»»
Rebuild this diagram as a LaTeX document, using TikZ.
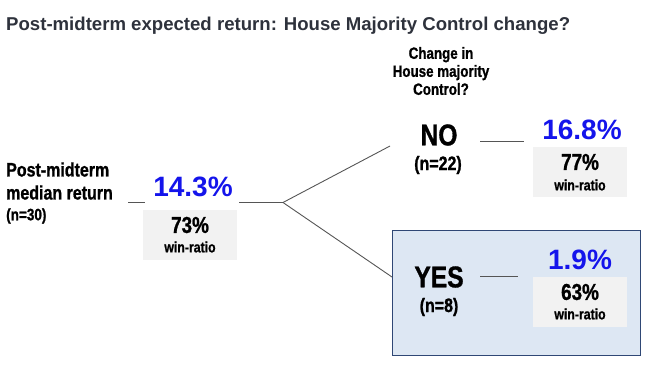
\documentclass[tikz,border=0pt]{standalone}
\usepackage{fontspec}
\setmainfont{Liberation Sans}
\newfontfamily\narrowf[FakeStretch=0.82,FakeBold=1]{Liberation Sans Bold}
\newfontfamily\titlef{Liberation Sans Bold}
\definecolor{titlec}{HTML}{2E323C}
\definecolor{numblue}{RGB}{20,20,235}
\definecolor{greybox}{HTML}{F2F2F2}
\definecolor{yesfill}{HTML}{DDE7F3}
\definecolor{yesedge}{HTML}{2F4775}
\definecolor{linec}{HTML}{555555}
\tikzset{
  nar/.style={font=\narrowf, inner sep=0pt, text=black},
  bignum/.style={font=\titlef\fontsize{28}{30}\selectfont, text=numblue, inner sep=0pt},
  gbox/.style={fill=greybox, draw=none, minimum width=94pt, minimum height=50pt, inner sep=0pt},
  conn/.style={draw=linec, line width=0.9pt},
}
\begin{document}
\begin{tikzpicture}[x=1pt,y=-1pt]
\useasboundingbox (0,0) rectangle (650,373);
% title
\node[anchor=base west, inner sep=0pt, text=titlec, font=\titlef\fontsize{18.6}{20}\selectfont] (title) at (6,30) {Post-midterm expected return: House Majority Control change?};
% question
\node[nar, align=center, font=\narrowf\fontsize{16.3}{18}\selectfont] (q) at (441,71) {Change in\\House majority\\Control?};
% YES box
\node[fill=yesfill, draw=yesedge, line width=1pt, minimum width=248pt, minimum height=125pt, inner sep=0pt] (yesbox) at (516,292.5) {};
% left label
\node[nar, anchor=west, align=left, font=\narrowf\fontsize{19.5}{23}\selectfont] (lab) at (6,181) {Post-midterm\\median return};
\node[nar, anchor=west, font=\narrowf\fontsize{16.5}{18}\selectfont] (n30) at (6,216) {(n=30)};
% root
\node[bignum] (r) at (193,187) {14.3\%};
\node[gbox] (rb) at (190,234.5) {};
\node[nar, font=\narrowf\fontsize{23}{24}\selectfont] (r1) at (190,225) {73\%};
\node[nar, font=\narrowf\fontsize{15}{16}\selectfont] (r2) at (190,247) {win-ratio};
\coordinate (l1a) at (128,202.5);
\coordinate (l1b) at (145,202.5);
\coordinate (l2a) at (239,202.5);
\coordinate (fork) at (283,202.5);
\coordinate (noend) at (390,146);
\coordinate (yesend) at (392,277);
\draw[conn] (l1a) -- (l1b);
\draw[conn] (l2a) -- (fork);
\draw[conn] (fork) -- (noend);
\draw[conn] (fork) -- (yesend);
% NO
\node[nar, font=\narrowf\fontsize{30}{32}\selectfont] (no) at (439,135) {NO};
\node[nar, font=\narrowf\fontsize{19.5}{20}\selectfont] (n22) at (438,165) {(n=22)};
\coordinate (nla) at (480,141.5);
\coordinate (nlb) at (524,141.5);
\draw[conn] (nla) -- (nlb);
\node[bignum] (nn) at (582,130) {16.8\%};
\node[gbox] (nb) at (580,172) {};
\node[nar, font=\narrowf\fontsize{23}{24}\selectfont] (n1) at (580,162) {77\%};
\node[nar, font=\narrowf\fontsize{15}{16}\selectfont] (n2) at (580,185) {win-ratio};
% YES
\node[nar, font=\narrowf\fontsize{30}{32}\selectfont] (yes) at (439,277) {YES};
\node[nar, font=\narrowf\fontsize{19.5}{20}\selectfont] (n8) at (439,307) {(n=8)};
\coordinate (yla) at (480,276);
\coordinate (ylb) at (518,276);
\draw[conn] (yla) -- (ylb);
\node[bignum] (yn) at (580,260) {1.9\%};
\node[gbox] (yb) at (580,302) {};
\node[nar, font=\narrowf\fontsize{23}{24}\selectfont] (y1) at (580,292) {63\%};
\node[nar, font=\narrowf\fontsize{15}{16}\selectfont] (y2) at (580,314) {win-ratio};
\end{tikzpicture}
\end{document}
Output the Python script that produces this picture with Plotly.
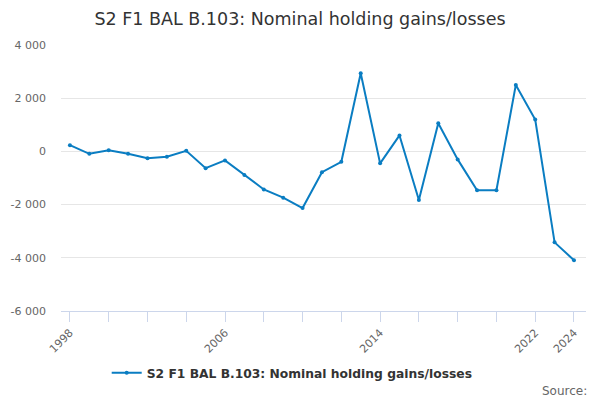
««
Instruction ->
Write out each line again precisely as it appears, skipping every picture.

Output ->
Rebuild this diagram as a LaTeX document, using TikZ.
\documentclass[tikz,border=0pt]{standalone}
\usepackage{fontspec}
\setmainfont{Liberation Sans}
\newfontfamily\narrowf[FakeStretch=0.82,FakeBold=1]{Liberation Sans Bold}
\newfontfamily\titlef{Liberation Sans Bold}
\definecolor{titlec}{HTML}{2E323C}
\definecolor{numblue}{RGB}{20,20,235}
\definecolor{greybox}{HTML}{F2F2F2}
\definecolor{yesfill}{HTML}{DDE7F3}
\definecolor{yesedge}{HTML}{2F4775}
\definecolor{linec}{HTML}{555555}
\tikzset{
  nar/.style={font=\narrowf, inner sep=0pt, text=black},
  bignum/.style={font=\titlef\fontsize{28}{30}\selectfont, text=numblue, inner sep=0pt},
  gbox/.style={fill=greybox, draw=none, minimum width=94pt, minimum height=50pt, inner sep=0pt},
  conn/.style={draw=linec, line width=0.9pt},
}
\begin{document}
\begin{tikzpicture}[x=1pt,y=-1pt]
\useasboundingbox (0,0) rectangle (650,373);
% title
\node[anchor=base west, inner sep=0pt, text=titlec, font=\titlef\fontsize{18.6}{20}\selectfont] (title) at (6,30) {Post-midterm expected return: House Majority Control change?};
% question
\node[nar, align=center, font=\narrowf\fontsize{16.3}{18}\selectfont] (q) at (441,71) {Change in\\House majority\\Control?};
% YES box
\node[fill=yesfill, draw=yesedge, line width=1pt, minimum width=248pt, minimum height=125pt, inner sep=0pt] (yesbox) at (516,292.5) {};
% left label
\node[nar, anchor=west, align=left, font=\narrowf\fontsize{19.5}{23}\selectfont] (lab) at (6,181) {Post-midterm\\median return};
\node[nar, anchor=west, font=\narrowf\fontsize{16.5}{18}\selectfont] (n30) at (6,216) {(n=30)};
% root
\node[bignum] (r) at (193,187) {14.3\%};
\node[gbox] (rb) at (190,234.5) {};
\node[nar, font=\narrowf\fontsize{23}{24}\selectfont] (r1) at (190,225) {73\%};
\node[nar, font=\narrowf\fontsize{15}{16}\selectfont] (r2) at (190,247) {win-ratio};
\coordinate (l1a) at (128,202.5);
\coordinate (l1b) at (145,202.5);
\coordinate (l2a) at (239,202.5);
\coordinate (fork) at (283,202.5);
\coordinate (noend) at (390,146);
\coordinate (yesend) at (392,277);
\draw[conn] (l1a) -- (l1b);
\draw[conn] (l2a) -- (fork);
\draw[conn] (fork) -- (noend);
\draw[conn] (fork) -- (yesend);
% NO
\node[nar, font=\narrowf\fontsize{30}{32}\selectfont] (no) at (439,135) {NO};
\node[nar, font=\narrowf\fontsize{19.5}{20}\selectfont] (n22) at (438,165) {(n=22)};
\coordinate (nla) at (480,141.5);
\coordinate (nlb) at (524,141.5);
\draw[conn] (nla) -- (nlb);
\node[bignum] (nn) at (582,130) {16.8\%};
\node[gbox] (nb) at (580,172) {};
\node[nar, font=\narrowf\fontsize{23}{24}\selectfont] (n1) at (580,162) {77\%};
\node[nar, font=\narrowf\fontsize{15}{16}\selectfont] (n2) at (580,185) {win-ratio};
% YES
\node[nar, font=\narrowf\fontsize{30}{32}\selectfont] (yes) at (439,277) {YES};
\node[nar, font=\narrowf\fontsize{19.5}{20}\selectfont] (n8) at (439,307) {(n=8)};
\coordinate (yla) at (480,276);
\coordinate (ylb) at (518,276);
\draw[conn] (yla) -- (ylb);
\node[bignum] (yn) at (580,260) {1.9\%};
\node[gbox] (yb) at (580,302) {};
\node[nar, font=\narrowf\fontsize{23}{24}\selectfont] (y1) at (580,292) {63\%};
\node[nar, font=\narrowf\fontsize{15}{16}\selectfont] (y2) at (580,314) {win-ratio};
\end{tikzpicture}
\end{document}
Output the Python script that produces this picture with Plotly.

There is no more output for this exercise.